Earlier this year, my friend M called me to find out when I would love to Japa and to tell me how he was preparing to leave Nigeria. Today, M is in France for graduate studies. Not necessarily because he wants to earn a graduate certificate, but because he wants to leave the country. Next month, Aunty U and her family will move to the United Kingdom (UK) under a healthcare visa. My friend M and Aunty U are not the only ones that have moved or will be moving out of Nigeria in recent times. However, they are the latest on my friends' list that have emigrated or are about to emigrate.
The majority of Nigerians who emigrate to the global north do so through education. In 2021, Nigerian students and their dependents contributed £1.9 billion to the UK economy. In January and February 2022, Nigerians spent more than $130 million on foreign education. These stats are mind-boggling and have significantly contributed to capital flight. If efficiently invested in the Nigerian education system, these funds will significantly prop up education, both in quality and quantity.
However, the trend in the number of Nigerians moving out of Nigeria keeps rising. The need for greater quality of life and better wellbeing are the primary factors driving this trend. Individuals are rational, making decisions that maximize personal benefit and are based on self-interest. For most Nigerians, the country can no longer guarantee the future they feel they deserve, and migration seems to be the only other option.
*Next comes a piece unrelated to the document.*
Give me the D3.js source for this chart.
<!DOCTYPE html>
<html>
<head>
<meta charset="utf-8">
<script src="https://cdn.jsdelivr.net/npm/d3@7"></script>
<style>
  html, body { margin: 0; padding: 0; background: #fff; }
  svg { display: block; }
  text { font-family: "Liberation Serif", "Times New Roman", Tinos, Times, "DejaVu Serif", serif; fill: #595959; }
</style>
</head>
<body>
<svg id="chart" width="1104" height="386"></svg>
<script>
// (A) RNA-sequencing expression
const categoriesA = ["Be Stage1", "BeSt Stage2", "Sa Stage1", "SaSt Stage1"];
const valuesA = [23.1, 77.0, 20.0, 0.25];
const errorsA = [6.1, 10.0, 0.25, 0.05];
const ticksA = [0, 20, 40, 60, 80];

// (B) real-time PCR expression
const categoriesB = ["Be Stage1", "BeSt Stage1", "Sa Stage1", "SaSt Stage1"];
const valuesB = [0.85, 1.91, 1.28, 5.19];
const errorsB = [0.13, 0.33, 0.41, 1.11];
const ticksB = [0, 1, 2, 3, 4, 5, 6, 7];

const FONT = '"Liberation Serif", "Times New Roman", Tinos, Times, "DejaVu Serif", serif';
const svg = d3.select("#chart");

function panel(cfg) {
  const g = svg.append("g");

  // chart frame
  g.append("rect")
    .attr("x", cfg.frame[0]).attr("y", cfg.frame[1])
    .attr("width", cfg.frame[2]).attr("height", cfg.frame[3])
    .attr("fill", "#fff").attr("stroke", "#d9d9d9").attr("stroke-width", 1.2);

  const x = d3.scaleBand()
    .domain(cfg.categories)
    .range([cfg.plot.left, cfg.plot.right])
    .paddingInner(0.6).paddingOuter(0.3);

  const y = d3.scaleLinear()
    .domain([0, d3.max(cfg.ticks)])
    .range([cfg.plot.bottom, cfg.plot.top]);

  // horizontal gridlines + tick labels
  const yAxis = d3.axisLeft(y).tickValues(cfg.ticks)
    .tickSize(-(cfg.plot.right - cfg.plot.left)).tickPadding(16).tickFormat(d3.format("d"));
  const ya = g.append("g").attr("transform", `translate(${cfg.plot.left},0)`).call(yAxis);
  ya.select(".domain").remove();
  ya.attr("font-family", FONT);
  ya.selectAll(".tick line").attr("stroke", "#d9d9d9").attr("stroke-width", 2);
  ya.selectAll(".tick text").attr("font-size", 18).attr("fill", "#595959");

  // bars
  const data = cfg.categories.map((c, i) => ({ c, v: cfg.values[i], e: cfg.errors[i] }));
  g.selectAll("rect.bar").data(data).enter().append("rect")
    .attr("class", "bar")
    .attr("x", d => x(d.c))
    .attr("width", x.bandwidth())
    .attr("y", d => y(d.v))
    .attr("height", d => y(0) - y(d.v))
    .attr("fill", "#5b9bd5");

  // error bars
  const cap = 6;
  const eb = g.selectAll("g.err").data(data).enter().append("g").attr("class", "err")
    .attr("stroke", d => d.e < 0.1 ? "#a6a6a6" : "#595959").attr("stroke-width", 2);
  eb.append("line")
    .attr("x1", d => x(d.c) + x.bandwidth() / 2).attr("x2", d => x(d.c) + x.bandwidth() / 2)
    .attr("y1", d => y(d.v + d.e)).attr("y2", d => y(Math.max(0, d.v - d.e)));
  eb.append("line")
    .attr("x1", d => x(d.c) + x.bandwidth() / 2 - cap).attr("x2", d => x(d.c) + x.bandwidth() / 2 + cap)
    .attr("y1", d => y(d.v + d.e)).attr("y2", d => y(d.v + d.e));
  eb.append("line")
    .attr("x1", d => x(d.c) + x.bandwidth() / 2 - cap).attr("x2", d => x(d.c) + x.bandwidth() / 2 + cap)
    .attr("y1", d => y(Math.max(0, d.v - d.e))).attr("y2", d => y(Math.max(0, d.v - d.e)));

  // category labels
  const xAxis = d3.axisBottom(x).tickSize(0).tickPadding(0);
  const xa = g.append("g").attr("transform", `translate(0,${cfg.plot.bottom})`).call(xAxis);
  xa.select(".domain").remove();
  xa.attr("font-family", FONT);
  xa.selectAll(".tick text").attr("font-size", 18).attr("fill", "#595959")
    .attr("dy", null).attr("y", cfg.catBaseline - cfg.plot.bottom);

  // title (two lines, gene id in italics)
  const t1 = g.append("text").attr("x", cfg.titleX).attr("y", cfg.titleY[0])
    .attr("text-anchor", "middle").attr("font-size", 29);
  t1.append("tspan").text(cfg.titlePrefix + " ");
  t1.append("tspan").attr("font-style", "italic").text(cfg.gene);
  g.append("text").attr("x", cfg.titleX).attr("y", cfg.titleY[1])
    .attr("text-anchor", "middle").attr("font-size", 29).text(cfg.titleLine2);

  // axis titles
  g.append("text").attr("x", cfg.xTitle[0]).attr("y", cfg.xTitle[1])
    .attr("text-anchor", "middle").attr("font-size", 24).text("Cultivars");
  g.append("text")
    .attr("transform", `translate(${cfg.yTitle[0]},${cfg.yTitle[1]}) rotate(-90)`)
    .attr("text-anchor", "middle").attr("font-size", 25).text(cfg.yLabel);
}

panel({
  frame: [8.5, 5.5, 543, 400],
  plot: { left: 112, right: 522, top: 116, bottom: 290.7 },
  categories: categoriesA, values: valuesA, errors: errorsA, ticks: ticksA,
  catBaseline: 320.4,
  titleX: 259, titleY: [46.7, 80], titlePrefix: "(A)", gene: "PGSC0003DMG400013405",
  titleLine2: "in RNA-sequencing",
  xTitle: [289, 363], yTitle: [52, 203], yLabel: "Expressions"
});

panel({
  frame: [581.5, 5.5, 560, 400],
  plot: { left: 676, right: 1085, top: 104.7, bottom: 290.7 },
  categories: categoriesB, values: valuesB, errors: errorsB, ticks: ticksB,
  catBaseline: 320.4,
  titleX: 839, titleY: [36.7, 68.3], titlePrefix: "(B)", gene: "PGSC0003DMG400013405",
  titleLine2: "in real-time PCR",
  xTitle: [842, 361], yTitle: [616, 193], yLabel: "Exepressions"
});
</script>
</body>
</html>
As Nigerians move to the global north, its effect is felt across every sector of the Nigerian economy. Many universities in the country are running out of quality faculty members. The negative influence of this on human capital formation is enormous. A good proportion of graduates from Nigerian universities are not competitive, thus affecting labor productivity and economic output. In the health sector, there has been a substantial decline in the number of medical personnel as they seek better opportunities abroad. A 2018 poll from NOI reveals that 88% of doctors seek employment abroad. The Nigerian Medical Association has also revealed that 50 doctors leave Nigeria every week.
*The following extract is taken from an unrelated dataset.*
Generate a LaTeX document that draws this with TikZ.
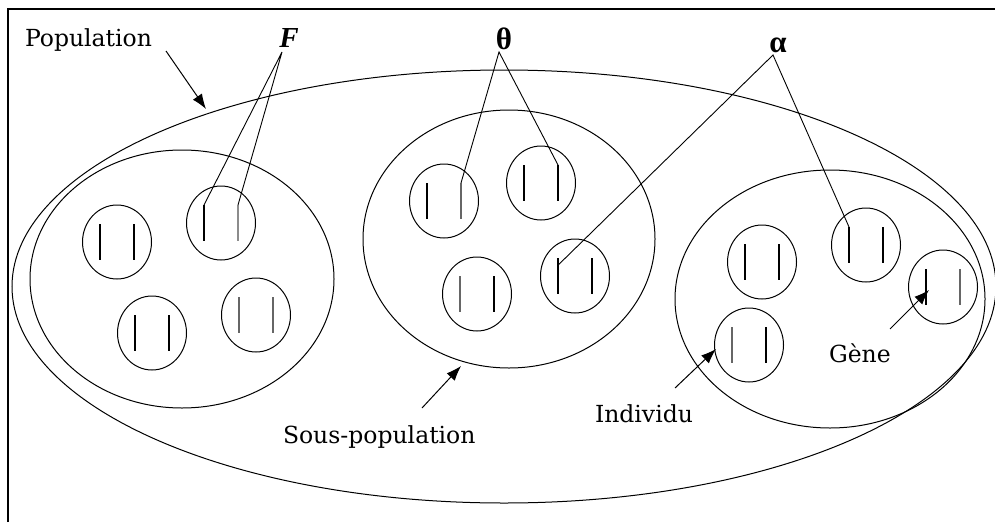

Health statistics in Nigeria are dim. In comparison to the World Health Organization's (WHO) recommendation of one doctor to 600 patients, the doctor-patient ratio is one doctor to 10,000 patients. This ultimately undermines the ability to achieve the Sustainable Development Goals (SDG) 3 and 4, which correspond to improving education and health outcomes, by the target date of 2030.
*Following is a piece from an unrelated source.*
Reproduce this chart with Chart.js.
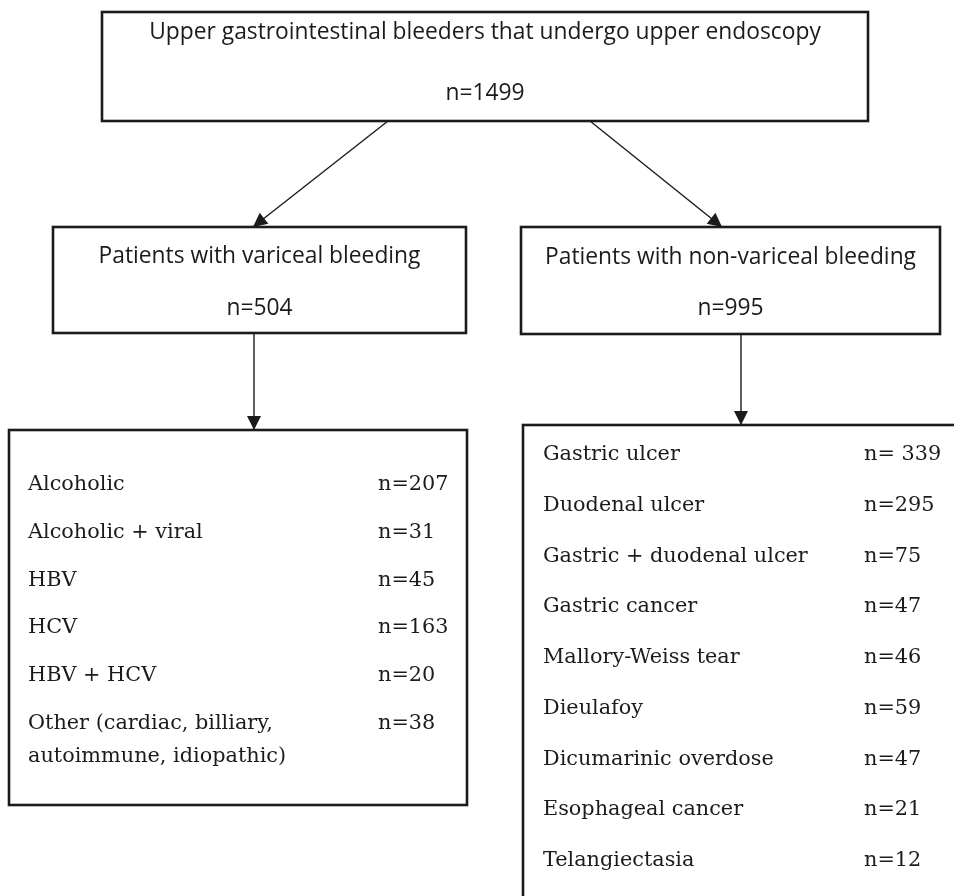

In general, there has been a significant loss in skilled labor, which is felt in the tech industry as well. This self-selection of migrants reduces human capital in Nigeria—a key driver for economic development.
The most valuable benefit of emigration is remittance inflow. In this context, remittances are the transfer of money from an individual who resides in one country to another individual who resides in another country. In 2020, Nigerians accounted for 40 percent of the diaspora's remittances in Sub-Saharan Africa. In 2021, the remittance inflow into Nigeria was $19.1 billion—the highest in Sub-Saharan Africa.
In fact, data from the World Bank, as revealed in Figure 1, shows that remittances received since 2004 contributed more to Nigeria’s Gross Domestic Product (GDP) when compared to FDI. This stat reveals the importance of remittances to the Nigerian economy. Extant empirical literature has also revealed the critical importance of remittances for economic growth, household consumption, employment, poverty alleviation, and a general improvement in quality of life. These substantial advantages serve as a reminder that, despite emigration greatly costing Nigeria, there are still advantages to it.
Figure 1: FDI and Remittance (% of GDP)
There won't be a quick waning of the Japa fever. This trend is buoyed by the rising cost of living in Nigeria, increased insecurity, and generally dismal economic outcomes. While the costs of emigration can lead to subpar educational and health outcomes, which eventually have a detrimental impact on economic development and well-being in both the short and long run, the benefit is clear when considering that migrants send money home, which can support economic activity and enhance economic outcomes. In light of this conundrum, it is unclear whether the supposed gain is substantial enough to outweigh the losses. However, the rate at which Nigerians are leaving the country would have a significant short-run effect, which could lead to the inability of the country to achieve the SDG goals as outlined by the UN.